Et c’est là que le drame se noua. Les fabriquants de café moulu sont vraiment des pervers. Ils s’arrangent toujours pour que, lorsqu’on arrive à la fin du paquet, il ne reste plus tout-à-fait assez de mouture pour une dose convenable. Je me retrouvai donc face au paquet agonisant et au dilemme cruel : « jeter les quelques grammes de café qui restent, ou bien tenter le mélange avec le paquet neuf qui trône juste là, mais qui n’est pas du tout de la même marque ? » J’enrageai intérieurement contre ces fourbes d’empaqueteurs qui pourraient avoir l’humanité de mettre dans chaque sachet un multiple entier de la petite cuiller doseuse.

Comme je suis un garçon intépide, je vais finalement tenter le mélange.

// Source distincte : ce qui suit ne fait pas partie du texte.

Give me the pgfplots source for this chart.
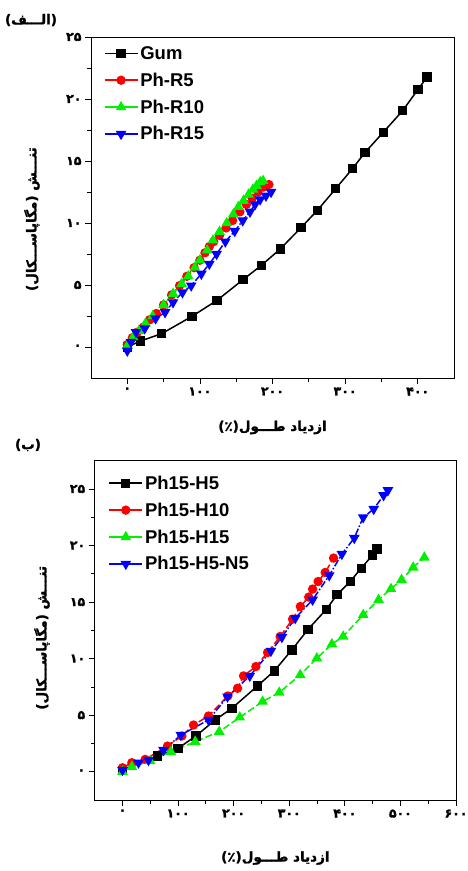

Si c’est pas bon et que j’en meurs, ce sera leur faute.

Berceuse ferroviaire

17 février 2005

Je dors bien dans les trains. La tête posée contre la vitre, j’écoute la caresse des essieux bien huilés qui souffle doucement, le tac-tac des joints de rail qui bat, lancinant, et mes yeux se ferment tout seuls. C’est même tellement naturel que, la fatigue (et une soirée un peu trop arrosée ? ahem…) aidant, j’oublie parfois de me réveiller pour descendre.

Alors, j’ouvre les yeux. Mitry-Claye. Le train ne bouge plus, les voyageurs sont descendus, rentrés, couchés. Un peu vaseux, j’ai oublié un bout du trajet, je ne me souviens plus comment je suis arrivé à prendre le RER. Rien sauf peut-être un flash-back hors contexte, la rencontre avec le métal glacé d’une poubelle publique. Je descends.

Devant la gare sans vie, l’horloge affiche presque deux heures du matin. Pas une ombre qui bouge, tout est vide, tout est glacé. Pour échapper au froid, la seule solution consiste à remonter dans le train fantôme, endormi à quai. On n’entend plus que la respiration du gros serpent d’acier, le souffle tiède de la climatisation. Je me cale au fond de la banquette, je me rendors quelques heures, baigné de la clarté bleuâtre des néons fluos.

Cinq heures. Paris s’éveille, une femme vient s’asseoir en face de moi. Elle aussi a dormi dans le train. Le signal sonore retentit. Dans la banlieue encore noire, on file vers Gare du Nord.

On y sera dans une demi-heure. C’était juste un petit détour.